* **What the task requires**: Skip every picture and transcribe the remaining material exactly.

● ● ●

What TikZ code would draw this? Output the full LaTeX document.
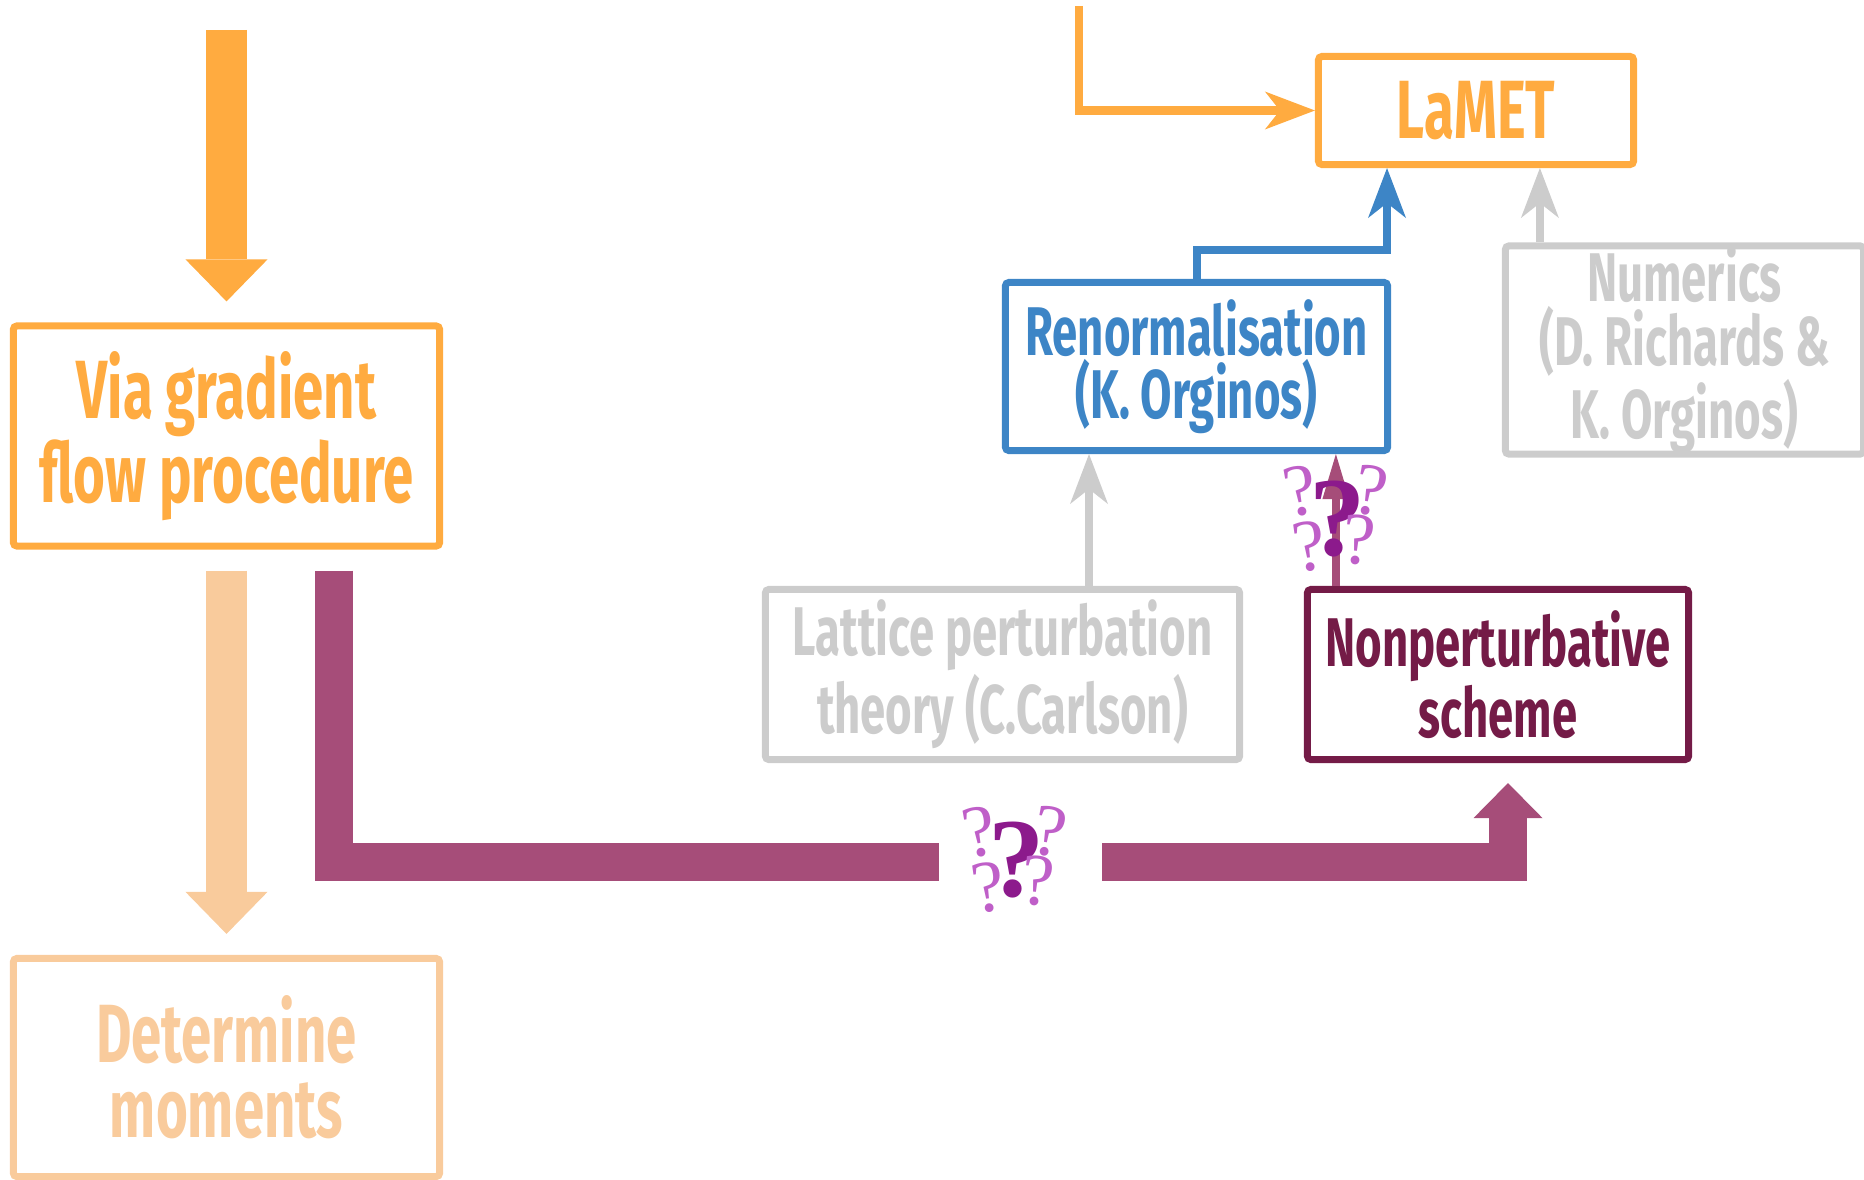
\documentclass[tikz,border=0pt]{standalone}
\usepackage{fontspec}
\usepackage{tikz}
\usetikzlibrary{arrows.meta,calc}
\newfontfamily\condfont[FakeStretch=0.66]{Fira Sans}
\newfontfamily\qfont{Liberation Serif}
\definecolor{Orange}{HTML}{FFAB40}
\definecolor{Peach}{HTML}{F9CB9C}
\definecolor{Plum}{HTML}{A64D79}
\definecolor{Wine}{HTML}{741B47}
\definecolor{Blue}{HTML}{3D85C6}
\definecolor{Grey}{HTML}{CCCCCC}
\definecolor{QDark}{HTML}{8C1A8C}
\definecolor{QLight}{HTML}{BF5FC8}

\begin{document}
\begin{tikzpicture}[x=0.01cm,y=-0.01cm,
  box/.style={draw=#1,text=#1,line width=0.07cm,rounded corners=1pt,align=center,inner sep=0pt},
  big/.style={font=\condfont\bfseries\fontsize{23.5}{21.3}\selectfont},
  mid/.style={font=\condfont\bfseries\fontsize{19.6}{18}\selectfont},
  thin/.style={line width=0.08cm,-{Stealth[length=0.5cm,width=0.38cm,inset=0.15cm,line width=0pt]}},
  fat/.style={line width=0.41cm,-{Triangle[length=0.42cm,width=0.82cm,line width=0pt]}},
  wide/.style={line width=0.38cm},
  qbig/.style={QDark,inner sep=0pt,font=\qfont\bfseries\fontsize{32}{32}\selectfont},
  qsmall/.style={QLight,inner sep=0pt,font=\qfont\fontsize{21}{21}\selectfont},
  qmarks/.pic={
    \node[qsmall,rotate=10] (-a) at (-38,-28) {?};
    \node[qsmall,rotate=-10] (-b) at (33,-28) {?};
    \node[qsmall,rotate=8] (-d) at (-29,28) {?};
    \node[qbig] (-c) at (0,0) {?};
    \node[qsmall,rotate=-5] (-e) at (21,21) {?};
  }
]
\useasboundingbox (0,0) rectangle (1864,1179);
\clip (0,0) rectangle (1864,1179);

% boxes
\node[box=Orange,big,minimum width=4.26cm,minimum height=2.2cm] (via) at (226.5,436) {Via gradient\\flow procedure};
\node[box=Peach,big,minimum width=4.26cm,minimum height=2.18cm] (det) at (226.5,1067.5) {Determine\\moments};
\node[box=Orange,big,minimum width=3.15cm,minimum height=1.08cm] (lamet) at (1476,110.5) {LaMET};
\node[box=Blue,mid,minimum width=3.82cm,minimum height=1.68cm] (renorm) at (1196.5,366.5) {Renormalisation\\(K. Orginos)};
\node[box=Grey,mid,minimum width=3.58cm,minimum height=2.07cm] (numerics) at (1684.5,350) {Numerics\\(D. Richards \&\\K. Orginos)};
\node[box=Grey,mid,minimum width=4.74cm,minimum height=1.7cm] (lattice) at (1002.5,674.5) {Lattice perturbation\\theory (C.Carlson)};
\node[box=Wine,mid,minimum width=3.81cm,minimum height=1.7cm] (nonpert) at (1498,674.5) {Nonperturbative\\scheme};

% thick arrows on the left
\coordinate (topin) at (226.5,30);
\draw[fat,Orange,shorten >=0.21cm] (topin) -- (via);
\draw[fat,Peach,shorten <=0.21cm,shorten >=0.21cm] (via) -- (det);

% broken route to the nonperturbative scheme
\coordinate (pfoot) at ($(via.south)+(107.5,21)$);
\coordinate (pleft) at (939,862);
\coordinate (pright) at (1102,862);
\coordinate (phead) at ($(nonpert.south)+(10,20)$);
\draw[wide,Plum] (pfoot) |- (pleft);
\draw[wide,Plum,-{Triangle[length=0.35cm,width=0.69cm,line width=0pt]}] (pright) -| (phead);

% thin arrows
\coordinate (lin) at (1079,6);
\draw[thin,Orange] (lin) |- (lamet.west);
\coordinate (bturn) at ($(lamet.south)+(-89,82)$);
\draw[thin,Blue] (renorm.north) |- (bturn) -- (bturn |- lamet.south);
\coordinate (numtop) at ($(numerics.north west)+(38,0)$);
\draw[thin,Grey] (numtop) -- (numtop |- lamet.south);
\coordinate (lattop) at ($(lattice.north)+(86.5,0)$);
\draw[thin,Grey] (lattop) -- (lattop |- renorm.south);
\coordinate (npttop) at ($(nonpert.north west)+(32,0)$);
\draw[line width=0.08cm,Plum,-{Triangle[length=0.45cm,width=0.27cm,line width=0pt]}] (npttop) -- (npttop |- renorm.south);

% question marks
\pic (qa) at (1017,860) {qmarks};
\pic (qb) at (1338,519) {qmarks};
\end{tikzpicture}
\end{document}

● ● ●

* **Result of this task**:
What TikZ code would draw this? Output the full LaTeX document.
\documentclass[tikz,border=0pt]{standalone}
\usepackage{fontspec}
\usepackage{tikz}
\usetikzlibrary{arrows.meta,calc}
\newfontfamily\condfont[FakeStretch=0.66]{Fira Sans}
\newfontfamily\qfont{Liberation Serif}
\definecolor{Orange}{HTML}{FFAB40}
\definecolor{Peach}{HTML}{F9CB9C}
\definecolor{Plum}{HTML}{A64D79}
\definecolor{Wine}{HTML}{741B47}
\definecolor{Blue}{HTML}{3D85C6}
\definecolor{Grey}{HTML}{CCCCCC}
\definecolor{QDark}{HTML}{8C1A8C}
\definecolor{QLight}{HTML}{BF5FC8}

\begin{document}
\begin{tikzpicture}[x=0.01cm,y=-0.01cm,
  box/.style={draw=#1,text=#1,line width=0.07cm,rounded corners=1pt,align=center,inner sep=0pt},
  big/.style={font=\condfont\bfseries\fontsize{23.5}{21.3}\selectfont},
  mid/.style={font=\condfont\bfseries\fontsize{19.6}{18}\selectfont},
  thin/.style={line width=0.08cm,-{Stealth[length=0.5cm,width=0.38cm,inset=0.15cm,line width=0pt]}},
  fat/.style={line width=0.41cm,-{Triangle[length=0.42cm,width=0.82cm,line width=0pt]}},
  wide/.style={line width=0.38cm},
  qbig/.style={QDark,inner sep=0pt,font=\qfont\bfseries\fontsize{32}{32}\selectfont},
  qsmall/.style={QLight,inner sep=0pt,font=\qfont\fontsize{21}{21}\selectfont},
  qmarks/.pic={
    \node[qsmall,rotate=10] (-a) at (-38,-28) {?};
    \node[qsmall,rotate=-10] (-b) at (33,-28) {?};
    \node[qsmall,rotate=8] (-d) at (-29,28) {?};
    \node[qbig] (-c) at (0,0) {?};
    \node[qsmall,rotate=-5] (-e) at (21,21) {?};
  }
]
\useasboundingbox (0,0) rectangle (1864,1179);
\clip (0,0) rectangle (1864,1179);

% boxes
\node[box=Orange,big,minimum width=4.26cm,minimum height=2.2cm] (via) at (226.5,436) {Via gradient\\flow procedure};
\node[box=Peach,big,minimum width=4.26cm,minimum height=2.18cm] (det) at (226.5,1067.5) {Determine\\moments};
\node[box=Orange,big,minimum width=3.15cm,minimum height=1.08cm] (lamet) at (1476,110.5) {LaMET};
\node[box=Blue,mid,minimum width=3.82cm,minimum height=1.68cm] (renorm) at (1196.5,366.5) {Renormalisation\\(K. Orginos)};
\node[box=Grey,mid,minimum width=3.58cm,minimum height=2.07cm] (numerics) at (1684.5,350) {Numerics\\(D. Richards \&\\K. Orginos)};
\node[box=Grey,mid,minimum width=4.74cm,minimum height=1.7cm] (lattice) at (1002.5,674.5) {Lattice perturbation\\theory (C.Carlson)};
\node[box=Wine,mid,minimum width=3.81cm,minimum height=1.7cm] (nonpert) at (1498,674.5) {Nonperturbative\\scheme};

% thick arrows on the left
\coordinate (topin) at (226.5,30);
\draw[fat,Orange,shorten >=0.21cm] (topin) -- (via);
\draw[fat,Peach,shorten <=0.21cm,shorten >=0.21cm] (via) -- (det);

% broken route to the nonperturbative scheme
\coordinate (pfoot) at ($(via.south)+(107.5,21)$);
\coordinate (pleft) at (939,862);
\coordinate (pright) at (1102,862);
\coordinate (phead) at ($(nonpert.south)+(10,20)$);
\draw[wide,Plum] (pfoot) |- (pleft);
\draw[wide,Plum,-{Triangle[length=0.35cm,width=0.69cm,line width=0pt]}] (pright) -| (phead);

% thin arrows
\coordinate (lin) at (1079,6);
\draw[thin,Orange] (lin) |- (lamet.west);
\coordinate (bturn) at ($(lamet.south)+(-89,82)$);
\draw[thin,Blue] (renorm.north) |- (bturn) -- (bturn |- lamet.south);
\coordinate (numtop) at ($(numerics.north west)+(38,0)$);
\draw[thin,Grey] (numtop) -- (numtop |- lamet.south);
\coordinate (lattop) at ($(lattice.north)+(86.5,0)$);
\draw[thin,Grey] (lattop) -- (lattop |- renorm.south);
\coordinate (npttop) at ($(nonpert.north west)+(32,0)$);
\draw[line width=0.08cm,Plum,-{Triangle[length=0.45cm,width=0.27cm,line width=0pt]}] (npttop) -- (npttop |- renorm.south);

% question marks
\pic (qa) at (1017,860) {qmarks};
\pic (qb) at (1338,519) {qmarks};
\end{tikzpicture}
\end{document}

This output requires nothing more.